Reviews

I, Tonya (15) | Close-Up Film Review

Dir. Craig Gillespie, US, 2017 , 120 min

Cast: Margot Robbie, Allison Janney, Sebastian Stan, Paul Walter Hauser, Caitlin Carver

Review by Dee Pilgrim

If this wasn’t based on a true story, you really would not be able to make it up because there are just so many ‘what the ****?’ moments in this movie, it’s like the Jeremy Kyle Show meets the Nightmare Neighbours Next Door.

Tonya Harding (Robbie) grew up poor and brash on the wrong side of the tracks in Portland, Oregon. Her way out was ice skating, but her precarious rise to the top of the profession was marred by an abusive upbringing, an equally abusive marriage and a level of snobbery within the profession (darling, if you don’t have a fur coat you can’t possibly make it!) that is eye-watering. Then, there’s that incident, when her closest ice-skating rival is attacked in a bid to leave Tonya out there in a league of her own.

This mockumentary shows Tonya’s life warts and more warts, starting with her relationship with her tougher than tough-love mother (Janney on scathing form — she’s already won a BAFTA and is a shoe-in for the Oscar for Best Supporting Actress) who thinks abusing your child is the way to fame and fortune. In a bid to escape her, Tonya marries an equally abusive man (husband Jeff played by Sebastian Stan) who thinks the way to reason with his wife is to punch her full in the face.

The film follows Tonya’s life from child to adult as a kind of tragi-comedy (although many of the laughs are painful to watch) until we get to that defining moment — in 1994, when ice-skating’s golden girl Nancy Korrigan (Carver) is kneecapped in a bid to take her out of competition.

Tonya’s husband and dimwit accomplice are found guilty of the crime, but how much did Tonya know about their plans and was she silentlycomplicit?

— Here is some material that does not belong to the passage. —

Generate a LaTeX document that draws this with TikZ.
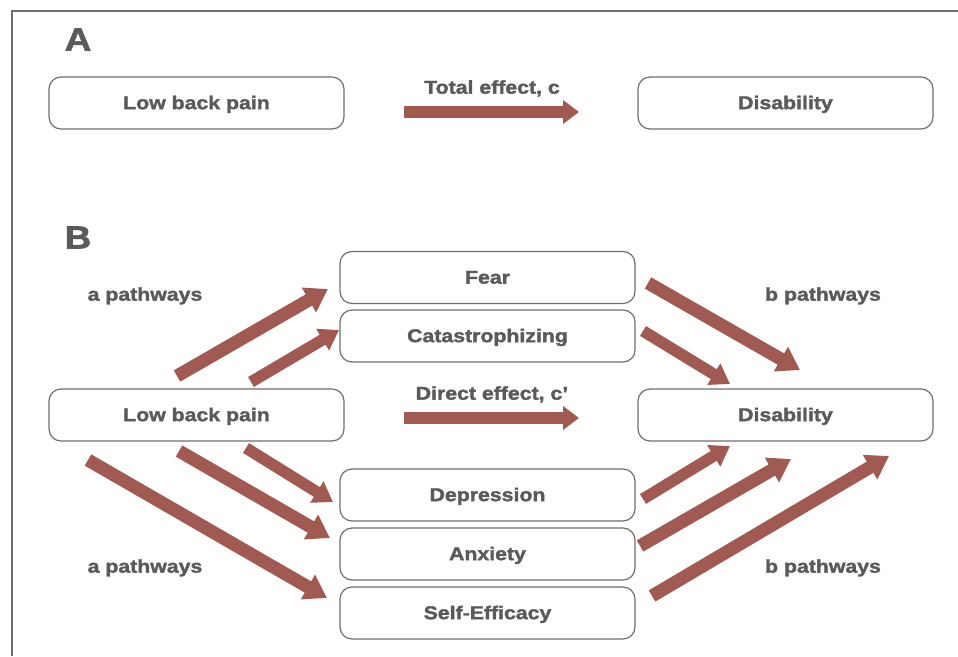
\documentclass[tikz,border=0pt]{standalone}
\usepackage{fontspec}
\setmainfont{Liberation Sans}[FakeStretch=1.15,FakeBold=1.8]
\usetikzlibrary{arrows.meta}
\definecolor{arr}{RGB}{160,90,82}
\definecolor{txt}{RGB}{90,90,90}
\definecolor{bord}{RGB}{110,110,110}
\begin{document}
\begin{tikzpicture}[x=1pt,y=-1pt,
 box/.style={draw=bord, line width=1.2pt, rounded corners=12pt, minimum width=295pt, minimum height=52pt, font=\fontsize{18.5}{20}\selectfont\bfseries, text=txt, inner sep=0pt, text height=13.3pt, text depth=1pt},
 lbl/.style={font=\fontsize{18.5}{20}\selectfont\bfseries, text=txt, inner sep=0pt, text height=13.3pt, text depth=0pt},
 big/.style={font=\fontsize{32}{34}\selectfont\bfseries, text=txt, inner sep=0pt, text height=23pt, text depth=0pt},
 fat/.style={draw=arr, line width=13pt, -{Triangle[width=27pt,length=22pt]}},
 slim/.style={draw=arr, line width=11.5pt, -{Triangle[width=24pt,length=19pt]}},
 horiz/.style={draw=arr, line width=12pt, -{Triangle[width=23pt,length=16pt]}}]
\useasboundingbox (0,0) rectangle (958,656);
\draw[bord, line width=1.5pt] (958,11) -- (12,11) -- (12,656);

% Panel A
\node[big] (lA) at (78,39) {A};
\node[box] (lbpA) at (196.5,103) {Low back pain};
\node[box] (disA) at (785.5,103) {Disability};
\node[lbl] (tot) at (492,87) {Total effect, c};
\coordinate (tA1) at (404,112);
\coordinate (tA2) at (579,112);
\draw[horiz] (tA1) -- (tA2);

% Panel B
\node[big] (lB) at (78,237) {B};
\node[box] (fear) at (487.5,277.5) {Fear};
\node[box] (cat) at (487.5,336) {Catastrophizing};
\node[box] (lbpB) at (196.5,415) {Low back pain};
\node[box] (disB) at (785.5,415) {Disability};
\node[box] (dep) at (487.5,495) {Depression};
\node[box] (anx) at (487.5,554) {Anxiety};
\node[box] (se) at (487.5,613) {Self-Efficacy};

\node[lbl] (ap1) at (145,294) {a pathways};
\node[lbl] (ap2) at (145,566) {a pathways};
\node[lbl] (bp1) at (823,294) {b pathways};
\node[lbl] (bp2) at (823,566) {b pathways};
\node[lbl] (dir) at (492,393) {Direct effect, c’};

\coordinate (tB1) at (404,418);
\coordinate (tB2) at (579,418);
\draw[horiz] (tB1) -- (tB2);

% a pathways (upper)
\coordinate (a1s) at (177,376); \coordinate (a1e) at (328,289);
\coordinate (a2s) at (251,382); \coordinate (a2e) at (339,330);
\draw[fat] (a1s) -- (a1e);
\draw[slim] (a2s) -- (a2e);

% b pathways (upper)
\coordinate (b1s) at (648,283); \coordinate (b1e) at (800,370);
\coordinate (b2s) at (643,331); \coordinate (b2e) at (730,384);
\draw[fat] (b1s) -- (b1e);
\draw[slim] (b2s) -- (b2e);

% a pathways (lower)
\coordinate (a3s) at (246,448); \coordinate (a3e) at (333,502);
\coordinate (a4s) at (179,451); \coordinate (a4e) at (330,538);
\coordinate (a5s) at (88,460);  \coordinate (a5e) at (327,598);
\draw[slim] (a3s) -- (a3e);
\draw[fat] (a4s) -- (a4e);
\draw[fat] (a5s) -- (a5e);

% b pathways (lower)
\coordinate (b3s) at (643,499); \coordinate (b3e) at (730,446);
\coordinate (b4s) at (640,546); \coordinate (b4e) at (791,459);
\coordinate (b5s) at (652,596); \coordinate (b5e) at (889,456);
\draw[slim] (b3s) -- (b3e);
\draw[fat] (b4s) -- (b4e);
\draw[fat] (b5s) -- (b5e);
\end{tikzpicture}
\end{document}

Tonya says not, but watching the film there are so many times when you think ‘this can’t be true, director Gillespie must be making this up’ and then discover that actually he’s not, that truth, fiction and distortion in order to tell a good story become so entwined, the best thing to do is sit back and enjoy the ride.

The acting is uniformly good (Janney is a tour de force), the recreated ice-skating scenes are brilliantly realised and the whole thing romps along so seamlessly you won’t believe two hours have passed when you get to the end credits that come with vintage footage that shows just how true to events this larger than life film really is.